Acierta, en el prólogo, Jorge Edwards al relacionar el diapasón de estos poemas con "la fantasía garcíalorquiana de Poeta en Nueva York. Solo que, en vez de surrealismo, predomina aquí una cierta irracionalidad intimista, que se dá de bruces contra su propia vehemencia invocadora, en un carrusel sin salida. El duelo por la madre muerta es el móvil del poemario: el "in memoriam" que incita a la memoria (de la palabra) originaria. La argucia, como es sabido, es perpetuarla de cuerpo presente: "tu voz me llega en jirones de ayeres", y, más aún, hacerlo con ironía salvífica: "Cierra la puerta, madre"... ¿Quién no invoca a la madre ante el infortunio? Su pérdida real, la contemplación de la madre muerta, se convierte aquí en elocuente trasunto de la pérdida del amante, que aparece ahora proyectado en "El vestigio de tus ojos ya ciegos / de tanta luz", o en "...el silencio de esos ojos que / miran a la nada para siempre". A la salida del velatorio de la madre muerta, nos damos de bruces con la matriz de los desamores redivivos, y ante la ausencia consumada, ocurre que "(...) disuelve su rostro / el ácido sonoro de la calle". Ya no habrá más excusas en postergar la necesidad de recuperar la memoria -aunque no se logre- toda vez que se acaba de poner en entredicho ese "espejismo interior / en la delgada costumbre / de ser en otra parte", como se dice en el poema "Sao Paulo".
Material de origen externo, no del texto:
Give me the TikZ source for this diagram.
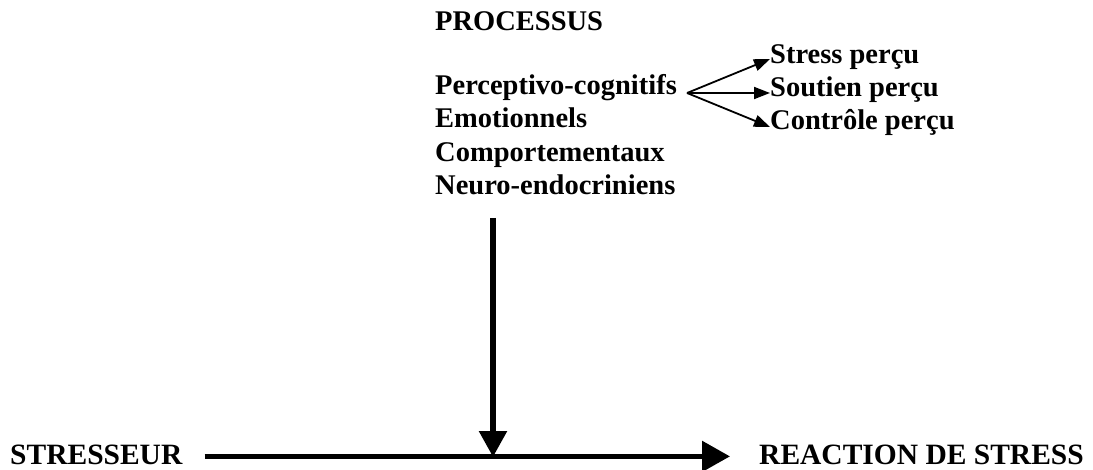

Sin embargo, describir los quiebros de la memoria en general nos disculpa, en parte, de los de la memoria en particular. La profusión de citas dinamizan el carrusel de hibridismos; hay partes de la turbulencia intimista de Alejandra Pizarnik, o de la fijación por lavar lo mancillado, a lo Paul Celan. Pero, ante esa imposibilidad de consumar la memoria primigenia, Hernanz elude, sobre todo, virar hacia lo blanco, con la ayuda de Unamuno: "A veces, el silencio es la peor mentira". Ante el triunfo de lo inane en el presente continuo se hace indispensable una cierta dosis de autoironía preventiva: "Empiezo a ser la arqueóloga de mi misma".